_AIM OF THE EXERCISE_. Images are excluded; otherwise, output every record exactly.

_DATA LINES_.
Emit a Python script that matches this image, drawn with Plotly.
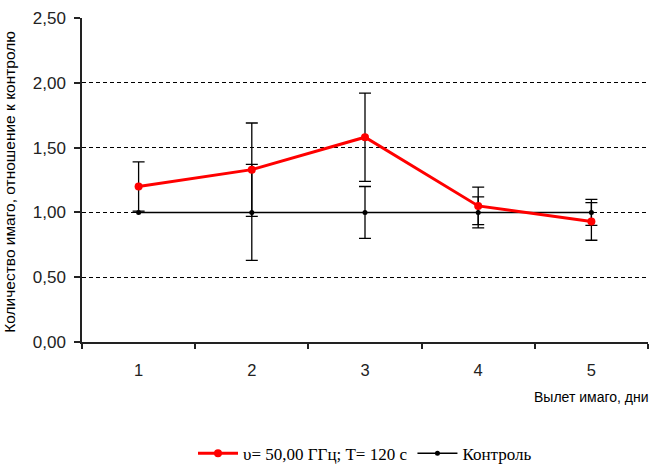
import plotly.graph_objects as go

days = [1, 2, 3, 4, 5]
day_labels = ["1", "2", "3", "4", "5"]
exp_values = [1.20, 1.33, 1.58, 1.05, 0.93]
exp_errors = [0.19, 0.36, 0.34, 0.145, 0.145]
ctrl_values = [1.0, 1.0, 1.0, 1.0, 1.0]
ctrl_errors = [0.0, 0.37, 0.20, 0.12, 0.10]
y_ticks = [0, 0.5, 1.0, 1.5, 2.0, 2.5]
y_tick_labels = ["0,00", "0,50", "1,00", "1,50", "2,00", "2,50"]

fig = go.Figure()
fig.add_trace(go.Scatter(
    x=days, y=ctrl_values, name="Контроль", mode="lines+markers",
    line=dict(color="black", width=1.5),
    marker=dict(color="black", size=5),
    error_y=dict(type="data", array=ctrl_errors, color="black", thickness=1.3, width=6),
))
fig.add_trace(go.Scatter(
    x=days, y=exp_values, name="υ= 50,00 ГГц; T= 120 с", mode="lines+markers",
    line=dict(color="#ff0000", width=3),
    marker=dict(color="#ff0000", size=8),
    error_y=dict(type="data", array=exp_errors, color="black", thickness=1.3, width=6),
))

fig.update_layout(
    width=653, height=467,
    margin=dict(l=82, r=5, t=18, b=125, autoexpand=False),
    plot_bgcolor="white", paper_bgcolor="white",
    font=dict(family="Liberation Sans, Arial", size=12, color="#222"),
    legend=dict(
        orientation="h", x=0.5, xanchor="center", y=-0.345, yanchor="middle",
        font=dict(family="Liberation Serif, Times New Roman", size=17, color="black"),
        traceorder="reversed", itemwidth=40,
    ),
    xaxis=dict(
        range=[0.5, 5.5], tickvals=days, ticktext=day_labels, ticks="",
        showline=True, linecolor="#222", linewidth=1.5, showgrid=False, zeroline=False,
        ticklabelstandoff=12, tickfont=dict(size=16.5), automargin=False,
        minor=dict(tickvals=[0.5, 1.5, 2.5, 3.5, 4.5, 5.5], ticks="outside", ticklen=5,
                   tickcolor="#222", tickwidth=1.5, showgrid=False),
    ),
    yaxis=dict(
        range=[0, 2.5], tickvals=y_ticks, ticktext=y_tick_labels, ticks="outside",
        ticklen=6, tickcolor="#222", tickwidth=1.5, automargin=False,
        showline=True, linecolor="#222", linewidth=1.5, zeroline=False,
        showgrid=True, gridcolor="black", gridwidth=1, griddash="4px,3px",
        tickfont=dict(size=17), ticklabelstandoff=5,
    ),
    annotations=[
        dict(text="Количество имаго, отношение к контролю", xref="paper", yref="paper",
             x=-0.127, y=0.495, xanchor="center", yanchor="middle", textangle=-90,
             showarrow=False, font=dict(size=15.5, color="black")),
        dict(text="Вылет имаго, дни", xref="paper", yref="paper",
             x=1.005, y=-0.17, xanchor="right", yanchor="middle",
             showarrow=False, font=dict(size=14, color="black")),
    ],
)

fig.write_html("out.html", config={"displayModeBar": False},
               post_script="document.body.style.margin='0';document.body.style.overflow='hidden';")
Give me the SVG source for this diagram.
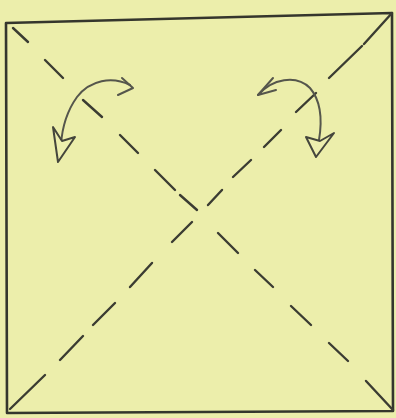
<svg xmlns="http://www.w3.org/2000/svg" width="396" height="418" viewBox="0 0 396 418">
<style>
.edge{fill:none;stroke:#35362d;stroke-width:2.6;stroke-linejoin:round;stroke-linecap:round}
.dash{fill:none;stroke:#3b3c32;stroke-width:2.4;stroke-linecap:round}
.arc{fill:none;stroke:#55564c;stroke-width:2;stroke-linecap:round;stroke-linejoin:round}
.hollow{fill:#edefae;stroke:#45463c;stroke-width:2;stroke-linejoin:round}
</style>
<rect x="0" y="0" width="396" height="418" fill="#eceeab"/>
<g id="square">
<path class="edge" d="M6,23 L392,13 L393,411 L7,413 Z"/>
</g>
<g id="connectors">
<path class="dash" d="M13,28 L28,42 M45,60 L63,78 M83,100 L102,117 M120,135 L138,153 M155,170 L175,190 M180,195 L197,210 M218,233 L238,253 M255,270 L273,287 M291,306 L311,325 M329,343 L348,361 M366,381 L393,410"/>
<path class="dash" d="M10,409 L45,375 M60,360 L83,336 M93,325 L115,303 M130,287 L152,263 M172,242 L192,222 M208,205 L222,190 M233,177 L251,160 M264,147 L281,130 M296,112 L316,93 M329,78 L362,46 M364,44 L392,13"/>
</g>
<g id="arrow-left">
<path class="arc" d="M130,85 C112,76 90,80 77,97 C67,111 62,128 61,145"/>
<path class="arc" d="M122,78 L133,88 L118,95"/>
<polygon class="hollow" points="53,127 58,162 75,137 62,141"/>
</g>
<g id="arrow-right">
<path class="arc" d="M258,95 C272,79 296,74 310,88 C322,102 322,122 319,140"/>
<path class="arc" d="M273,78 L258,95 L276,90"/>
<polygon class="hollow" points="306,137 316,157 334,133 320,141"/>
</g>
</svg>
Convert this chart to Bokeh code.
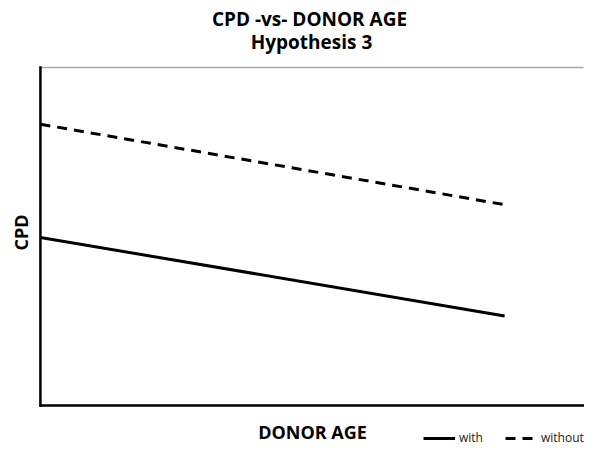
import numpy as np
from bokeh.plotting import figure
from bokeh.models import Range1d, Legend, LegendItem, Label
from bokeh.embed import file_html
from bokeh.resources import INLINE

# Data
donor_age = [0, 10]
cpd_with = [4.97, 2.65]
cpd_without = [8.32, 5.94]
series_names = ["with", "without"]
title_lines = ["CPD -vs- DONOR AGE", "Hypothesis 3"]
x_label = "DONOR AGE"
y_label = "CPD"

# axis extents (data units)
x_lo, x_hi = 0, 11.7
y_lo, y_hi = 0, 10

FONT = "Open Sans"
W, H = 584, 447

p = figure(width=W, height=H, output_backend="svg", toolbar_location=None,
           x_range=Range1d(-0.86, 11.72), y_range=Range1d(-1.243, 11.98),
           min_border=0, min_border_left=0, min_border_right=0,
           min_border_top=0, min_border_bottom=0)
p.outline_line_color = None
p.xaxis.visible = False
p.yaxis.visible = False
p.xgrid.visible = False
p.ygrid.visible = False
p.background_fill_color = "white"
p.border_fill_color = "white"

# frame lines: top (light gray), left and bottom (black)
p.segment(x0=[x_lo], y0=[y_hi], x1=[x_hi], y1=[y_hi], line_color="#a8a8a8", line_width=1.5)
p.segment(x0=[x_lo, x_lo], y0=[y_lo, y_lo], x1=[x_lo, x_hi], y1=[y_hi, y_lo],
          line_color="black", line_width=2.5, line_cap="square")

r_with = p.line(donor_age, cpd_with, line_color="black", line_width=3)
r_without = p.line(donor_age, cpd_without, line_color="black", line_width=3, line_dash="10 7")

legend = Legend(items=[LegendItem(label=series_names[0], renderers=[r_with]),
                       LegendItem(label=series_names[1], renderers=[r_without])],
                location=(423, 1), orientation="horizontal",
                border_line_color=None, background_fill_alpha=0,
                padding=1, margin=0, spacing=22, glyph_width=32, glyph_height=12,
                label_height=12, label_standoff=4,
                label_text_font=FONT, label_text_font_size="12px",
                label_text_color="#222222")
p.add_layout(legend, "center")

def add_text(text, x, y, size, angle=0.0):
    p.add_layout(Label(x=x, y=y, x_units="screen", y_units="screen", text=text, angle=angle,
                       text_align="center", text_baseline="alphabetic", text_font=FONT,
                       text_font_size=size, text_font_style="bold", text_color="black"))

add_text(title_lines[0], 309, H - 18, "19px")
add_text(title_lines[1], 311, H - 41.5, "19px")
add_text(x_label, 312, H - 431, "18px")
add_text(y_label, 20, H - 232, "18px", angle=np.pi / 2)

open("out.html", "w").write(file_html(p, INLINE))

_WORKED SOLUTION_.
Emit a Python script that matches this image, drawn with Plotly.
import plotly.graph_objects as go

days = [1, 2, 3, 4, 5]
day_labels = ["1", "2", "3", "4", "5"]
exp_values = [1.20, 1.33, 1.58, 1.05, 0.93]
exp_errors = [0.19, 0.36, 0.34, 0.145, 0.145]
ctrl_values = [1.0, 1.0, 1.0, 1.0, 1.0]
ctrl_errors = [0.0, 0.37, 0.20, 0.12, 0.10]
y_ticks = [0, 0.5, 1.0, 1.5, 2.0, 2.5]
y_tick_labels = ["0,00", "0,50", "1,00", "1,50", "2,00", "2,50"]

fig = go.Figure()
fig.add_trace(go.Scatter(
    x=days, y=ctrl_values, name="Контроль", mode="lines+markers",
    line=dict(color="black", width=1.5),
    marker=dict(color="black", size=5),
    error_y=dict(type="data", array=ctrl_errors, color="black", thickness=1.3, width=6),
))
fig.add_trace(go.Scatter(
    x=days, y=exp_values, name="υ= 50,00 ГГц; T= 120 с", mode="lines+markers",
    line=dict(color="#ff0000", width=3),
    marker=dict(color="#ff0000", size=8),
    error_y=dict(type="data", array=exp_errors, color="black", thickness=1.3, width=6),
))

fig.update_layout(
    width=653, height=467,
    margin=dict(l=82, r=5, t=18, b=125, autoexpand=False),
    plot_bgcolor="white", paper_bgcolor="white",
    font=dict(family="Liberation Sans, Arial", size=12, color="#222"),
    legend=dict(
        orientation="h", x=0.5, xanchor="center", y=-0.345, yanchor="middle",
        font=dict(family="Liberation Serif, Times New Roman", size=17, color="black"),
        traceorder="reversed", itemwidth=40,
    ),
    xaxis=dict(
        range=[0.5, 5.5], tickvals=days, ticktext=day_labels, ticks="",
        showline=True, linecolor="#222", linewidth=1.5, showgrid=False, zeroline=False,
        ticklabelstandoff=12, tickfont=dict(size=16.5), automargin=False,
        minor=dict(tickvals=[0.5, 1.5, 2.5, 3.5, 4.5, 5.5], ticks="outside", ticklen=5,
                   tickcolor="#222", tickwidth=1.5, showgrid=False),
    ),
    yaxis=dict(
        range=[0, 2.5], tickvals=y_ticks, ticktext=y_tick_labels, ticks="outside",
        ticklen=6, tickcolor="#222", tickwidth=1.5, automargin=False,
        showline=True, linecolor="#222", linewidth=1.5, zeroline=False,
        showgrid=True, gridcolor="black", gridwidth=1, griddash="4px,3px",
        tickfont=dict(size=17), ticklabelstandoff=5,
    ),
    annotations=[
        dict(text="Количество имаго, отношение к контролю", xref="paper", yref="paper",
             x=-0.127, y=0.495, xanchor="center", yanchor="middle", textangle=-90,
             showarrow=False, font=dict(size=15.5, color="black")),
        dict(text="Вылет имаго, дни", xref="paper", yref="paper",
             x=1.005, y=-0.17, xanchor="right", yanchor="middle",
             showarrow=False, font=dict(size=14, color="black")),
    ],
)

fig.write_html("out.html", config={"displayModeBar": False},
               post_script="document.body.style.margin='0';document.body.style.overflow='hidden';")
Give me the SVG source for this diagram.
<svg xmlns="http://www.w3.org/2000/svg" width="396" height="418" viewBox="0 0 396 418">
<style>
.edge{fill:none;stroke:#35362d;stroke-width:2.6;stroke-linejoin:round;stroke-linecap:round}
.dash{fill:none;stroke:#3b3c32;stroke-width:2.4;stroke-linecap:round}
.arc{fill:none;stroke:#55564c;stroke-width:2;stroke-linecap:round;stroke-linejoin:round}
.hollow{fill:#edefae;stroke:#45463c;stroke-width:2;stroke-linejoin:round}
</style>
<rect x="0" y="0" width="396" height="418" fill="#eceeab"/>
<g id="square">
<path class="edge" d="M6,23 L392,13 L393,411 L7,413 Z"/>
</g>
<g id="connectors">
<path class="dash" d="M13,28 L28,42 M45,60 L63,78 M83,100 L102,117 M120,135 L138,153 M155,170 L175,190 M180,195 L197,210 M218,233 L238,253 M255,270 L273,287 M291,306 L311,325 M329,343 L348,361 M366,381 L393,410"/>
<path class="dash" d="M10,409 L45,375 M60,360 L83,336 M93,325 L115,303 M130,287 L152,263 M172,242 L192,222 M208,205 L222,190 M233,177 L251,160 M264,147 L281,130 M296,112 L316,93 M329,78 L362,46 M364,44 L392,13"/>
</g>
<g id="arrow-left">
<path class="arc" d="M130,85 C112,76 90,80 77,97 C67,111 62,128 61,145"/>
<path class="arc" d="M122,78 L133,88 L118,95"/>
<polygon class="hollow" points="53,127 58,162 75,137 62,141"/>
</g>
<g id="arrow-right">
<path class="arc" d="M258,95 C272,79 296,74 310,88 C322,102 322,122 319,140"/>
<path class="arc" d="M273,78 L258,95 L276,90"/>
<polygon class="hollow" points="306,137 316,157 334,133 320,141"/>
</g>
</svg>
Convert this chart to Bokeh code.
import numpy as np
from bokeh.plotting import figure
from bokeh.models import Range1d, Legend, LegendItem, Label
from bokeh.embed import file_html
from bokeh.resources import INLINE

# Data
donor_age = [0, 10]
cpd_with = [4.97, 2.65]
cpd_without = [8.32, 5.94]
series_names = ["with", "without"]
title_lines = ["CPD -vs- DONOR AGE", "Hypothesis 3"]
x_label = "DONOR AGE"
y_label = "CPD"

# axis extents (data units)
x_lo, x_hi = 0, 11.7
y_lo, y_hi = 0, 10

FONT = "Open Sans"
W, H = 584, 447

p = figure(width=W, height=H, output_backend="svg", toolbar_location=None,
           x_range=Range1d(-0.86, 11.72), y_range=Range1d(-1.243, 11.98),
           min_border=0, min_border_left=0, min_border_right=0,
           min_border_top=0, min_border_bottom=0)
p.outline_line_color = None
p.xaxis.visible = False
p.yaxis.visible = False
p.xgrid.visible = False
p.ygrid.visible = False
p.background_fill_color = "white"
p.border_fill_color = "white"

# frame lines: top (light gray), left and bottom (black)
p.segment(x0=[x_lo], y0=[y_hi], x1=[x_hi], y1=[y_hi], line_color="#a8a8a8", line_width=1.5)
p.segment(x0=[x_lo, x_lo], y0=[y_lo, y_lo], x1=[x_lo, x_hi], y1=[y_hi, y_lo],
          line_color="black", line_width=2.5, line_cap="square")

r_with = p.line(donor_age, cpd_with, line_color="black", line_width=3)
r_without = p.line(donor_age, cpd_without, line_color="black", line_width=3, line_dash="10 7")

legend = Legend(items=[LegendItem(label=series_names[0], renderers=[r_with]),
                       LegendItem(label=series_names[1], renderers=[r_without])],
                location=(423, 1), orientation="horizontal",
                border_line_color=None, background_fill_alpha=0,
                padding=1, margin=0, spacing=22, glyph_width=32, glyph_height=12,
                label_height=12, label_standoff=4,
                label_text_font=FONT, label_text_font_size="12px",
                label_text_color="#222222")
p.add_layout(legend, "center")

def add_text(text, x, y, size, angle=0.0):
    p.add_layout(Label(x=x, y=y, x_units="screen", y_units="screen", text=text, angle=angle,
                       text_align="center", text_baseline="alphabetic", text_font=FONT,
                       text_font_size=size, text_font_style="bold", text_color="black"))

add_text(title_lines[0], 309, H - 18, "19px")
add_text(title_lines[1], 311, H - 41.5, "19px")
add_text(x_label, 312, H - 431, "18px")
add_text(y_label, 20, H - 232, "18px", angle=np.pi / 2)

open("out.html", "w").write(file_html(p, INLINE))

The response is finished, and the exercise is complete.